(begin)

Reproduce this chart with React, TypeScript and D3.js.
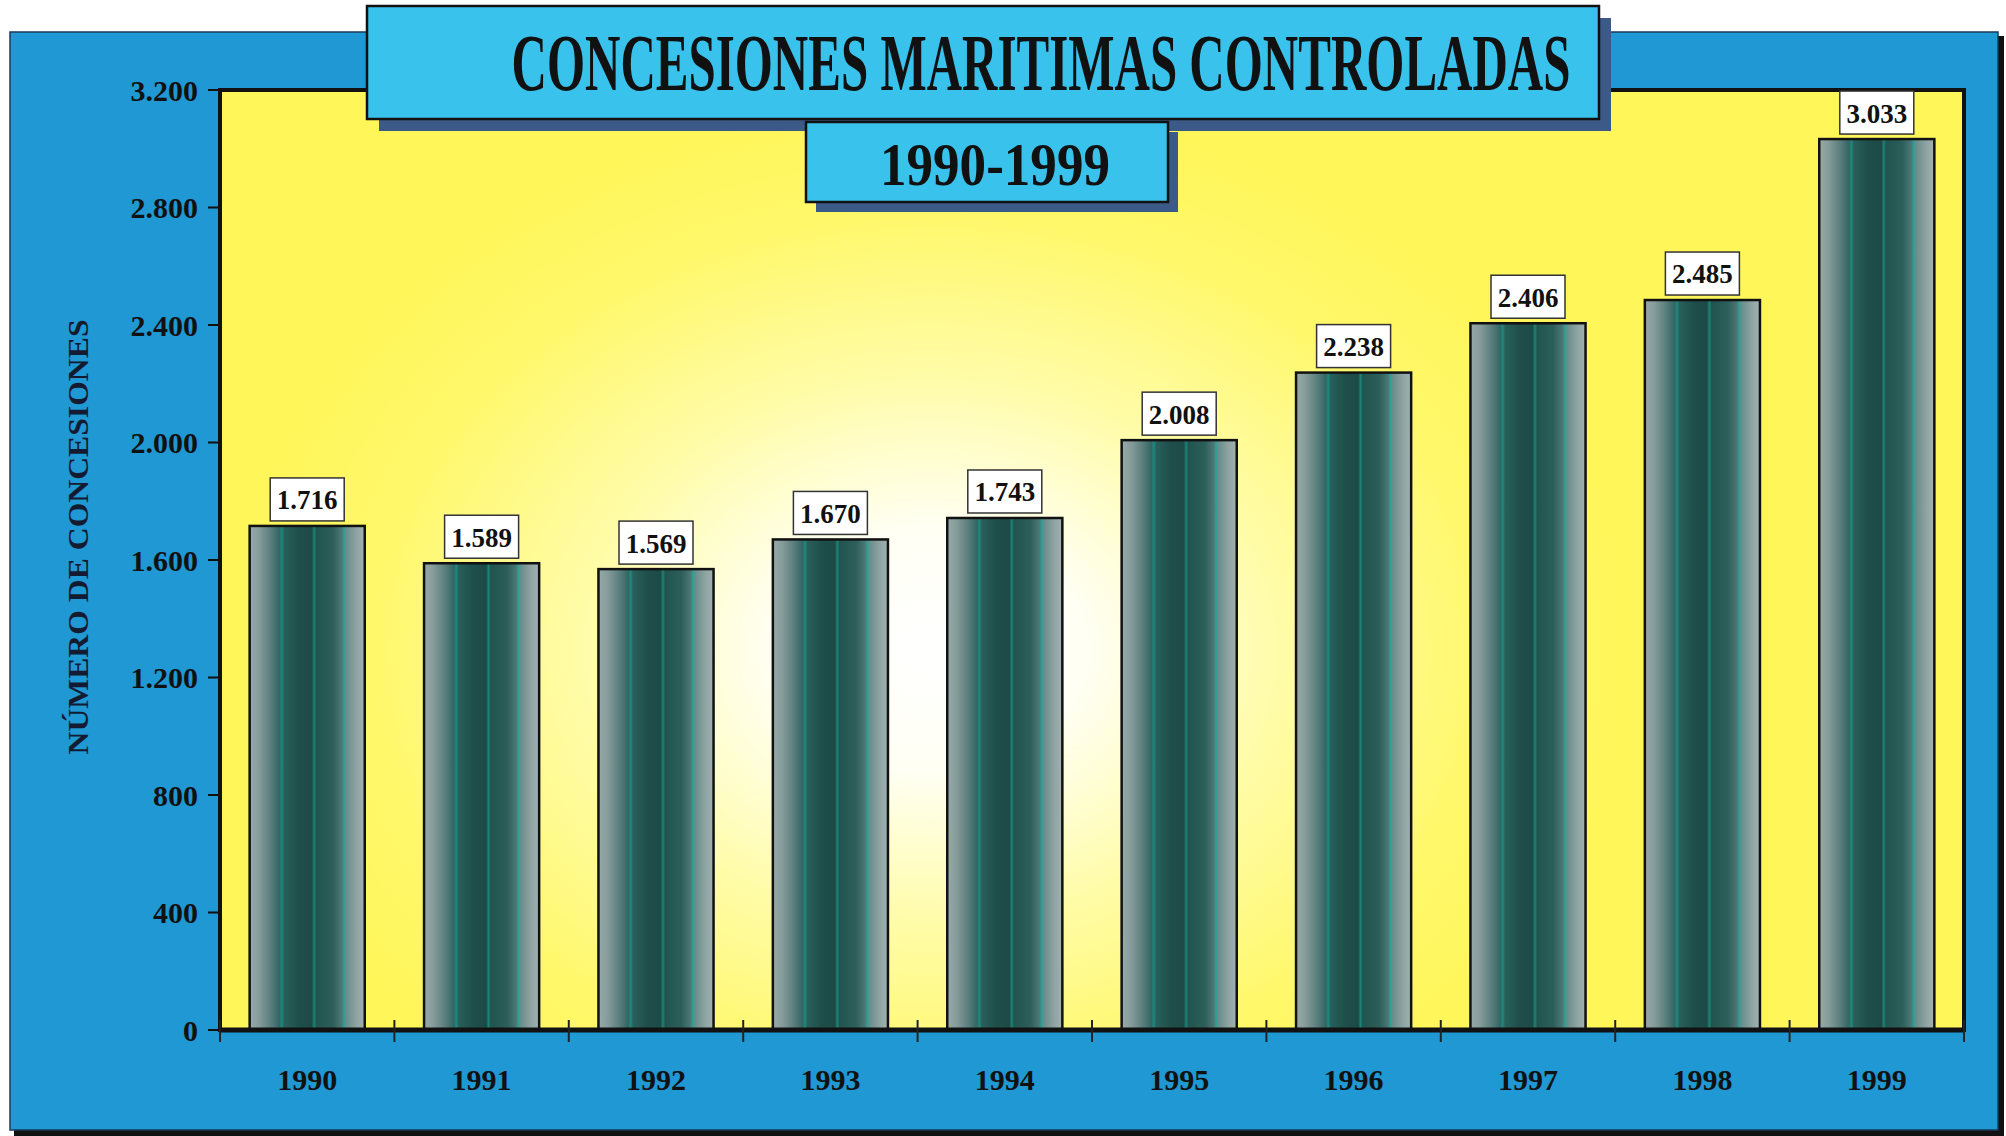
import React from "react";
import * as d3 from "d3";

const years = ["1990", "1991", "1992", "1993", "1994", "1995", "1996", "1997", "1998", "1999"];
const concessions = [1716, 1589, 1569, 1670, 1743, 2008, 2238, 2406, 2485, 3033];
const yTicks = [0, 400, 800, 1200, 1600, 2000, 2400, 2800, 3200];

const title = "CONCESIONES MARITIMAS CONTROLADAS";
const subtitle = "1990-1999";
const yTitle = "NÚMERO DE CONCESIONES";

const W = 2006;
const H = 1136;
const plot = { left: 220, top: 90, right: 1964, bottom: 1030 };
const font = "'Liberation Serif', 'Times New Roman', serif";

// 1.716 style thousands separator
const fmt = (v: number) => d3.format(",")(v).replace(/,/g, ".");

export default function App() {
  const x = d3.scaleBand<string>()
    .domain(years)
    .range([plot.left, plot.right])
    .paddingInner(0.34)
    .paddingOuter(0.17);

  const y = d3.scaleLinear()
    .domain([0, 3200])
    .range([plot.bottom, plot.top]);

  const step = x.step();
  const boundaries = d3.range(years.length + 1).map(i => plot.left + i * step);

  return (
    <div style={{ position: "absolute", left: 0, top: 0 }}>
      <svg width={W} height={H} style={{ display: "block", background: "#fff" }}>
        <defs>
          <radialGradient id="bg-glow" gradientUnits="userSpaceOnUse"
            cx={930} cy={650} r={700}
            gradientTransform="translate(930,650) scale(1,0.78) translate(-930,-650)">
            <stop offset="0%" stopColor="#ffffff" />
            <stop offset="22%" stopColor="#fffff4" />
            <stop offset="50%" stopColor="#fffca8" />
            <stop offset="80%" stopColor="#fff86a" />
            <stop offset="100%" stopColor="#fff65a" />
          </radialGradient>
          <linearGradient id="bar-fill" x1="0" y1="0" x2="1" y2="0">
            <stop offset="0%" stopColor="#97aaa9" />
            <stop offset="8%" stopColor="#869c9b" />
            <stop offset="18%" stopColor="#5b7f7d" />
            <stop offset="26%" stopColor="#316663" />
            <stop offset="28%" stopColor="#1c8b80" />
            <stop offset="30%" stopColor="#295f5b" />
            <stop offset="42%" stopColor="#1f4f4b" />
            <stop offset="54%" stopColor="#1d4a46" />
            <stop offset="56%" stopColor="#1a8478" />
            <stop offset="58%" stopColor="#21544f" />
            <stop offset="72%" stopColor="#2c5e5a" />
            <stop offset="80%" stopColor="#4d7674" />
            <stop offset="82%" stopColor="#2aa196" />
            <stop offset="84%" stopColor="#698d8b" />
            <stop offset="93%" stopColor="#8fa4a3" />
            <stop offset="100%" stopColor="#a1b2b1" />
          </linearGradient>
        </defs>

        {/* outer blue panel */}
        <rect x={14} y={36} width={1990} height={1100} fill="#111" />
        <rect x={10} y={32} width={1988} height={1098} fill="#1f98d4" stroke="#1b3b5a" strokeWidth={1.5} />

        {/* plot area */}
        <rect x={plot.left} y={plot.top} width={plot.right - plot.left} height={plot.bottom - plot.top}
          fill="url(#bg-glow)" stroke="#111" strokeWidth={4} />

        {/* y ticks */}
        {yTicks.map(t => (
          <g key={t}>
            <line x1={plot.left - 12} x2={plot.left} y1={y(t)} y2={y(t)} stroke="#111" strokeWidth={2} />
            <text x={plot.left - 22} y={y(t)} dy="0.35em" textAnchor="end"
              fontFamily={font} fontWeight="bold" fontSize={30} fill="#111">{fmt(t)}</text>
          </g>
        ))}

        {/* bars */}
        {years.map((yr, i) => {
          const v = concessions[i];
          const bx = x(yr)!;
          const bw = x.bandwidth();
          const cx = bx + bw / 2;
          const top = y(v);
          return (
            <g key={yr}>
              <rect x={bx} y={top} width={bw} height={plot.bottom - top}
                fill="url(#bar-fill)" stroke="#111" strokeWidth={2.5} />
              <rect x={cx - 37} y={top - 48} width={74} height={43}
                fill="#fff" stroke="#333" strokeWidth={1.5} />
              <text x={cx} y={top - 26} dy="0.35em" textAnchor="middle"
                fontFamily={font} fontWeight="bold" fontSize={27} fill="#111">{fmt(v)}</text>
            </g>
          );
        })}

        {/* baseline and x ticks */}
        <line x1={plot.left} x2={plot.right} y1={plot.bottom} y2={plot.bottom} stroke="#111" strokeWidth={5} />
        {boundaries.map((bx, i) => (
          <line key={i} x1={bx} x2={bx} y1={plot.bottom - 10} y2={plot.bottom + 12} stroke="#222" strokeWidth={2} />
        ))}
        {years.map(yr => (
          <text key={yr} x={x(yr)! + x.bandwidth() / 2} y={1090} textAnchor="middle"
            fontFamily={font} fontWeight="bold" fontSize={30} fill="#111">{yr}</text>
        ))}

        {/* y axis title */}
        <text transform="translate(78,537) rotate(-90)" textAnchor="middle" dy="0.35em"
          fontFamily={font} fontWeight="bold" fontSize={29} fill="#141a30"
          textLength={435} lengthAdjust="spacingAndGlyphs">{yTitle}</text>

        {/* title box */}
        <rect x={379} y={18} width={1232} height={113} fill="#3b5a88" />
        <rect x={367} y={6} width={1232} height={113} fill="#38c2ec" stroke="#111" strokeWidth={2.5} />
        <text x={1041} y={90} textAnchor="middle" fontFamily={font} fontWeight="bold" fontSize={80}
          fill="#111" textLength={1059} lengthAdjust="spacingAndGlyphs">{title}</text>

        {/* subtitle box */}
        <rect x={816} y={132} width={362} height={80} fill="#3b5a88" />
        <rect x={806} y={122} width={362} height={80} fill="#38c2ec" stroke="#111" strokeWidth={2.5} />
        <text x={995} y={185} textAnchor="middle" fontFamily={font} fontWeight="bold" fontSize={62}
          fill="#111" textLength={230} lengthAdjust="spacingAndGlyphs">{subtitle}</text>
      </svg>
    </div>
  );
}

(end)

→ **GOAL OF THE EXERCISE**
Give again, word for word, every line from the top of the data above to the line holding "const boundaries = d3.range(years.length", inclusive, with the pictures left out.

→ **PROBLEM SOLUTION**
Reproduce this chart with React, TypeScript and D3.js.
import React from "react";
import * as d3 from "d3";

const years = ["1990", "1991", "1992", "1993", "1994", "1995", "1996", "1997", "1998", "1999"];
const concessions = [1716, 1589, 1569, 1670, 1743, 2008, 2238, 2406, 2485, 3033];
const yTicks = [0, 400, 800, 1200, 1600, 2000, 2400, 2800, 3200];

const title = "CONCESIONES MARITIMAS CONTROLADAS";
const subtitle = "1990-1999";
const yTitle = "NÚMERO DE CONCESIONES";

const W = 2006;
const H = 1136;
const plot = { left: 220, top: 90, right: 1964, bottom: 1030 };
const font = "'Liberation Serif', 'Times New Roman', serif";

// 1.716 style thousands separator
const fmt = (v: number) => d3.format(",")(v).replace(/,/g, ".");

export default function App() {
  const x = d3.scaleBand<string>()
    .domain(years)
    .range([plot.left, plot.right])
    .paddingInner(0.34)
    .paddingOuter(0.17);

  const y = d3.scaleLinear()
    .domain([0, 3200])
    .range([plot.bottom, plot.top]);

  const step = x.step();
  const boundaries = d3.range(years.length + 1).map(i => plot.left + i * step);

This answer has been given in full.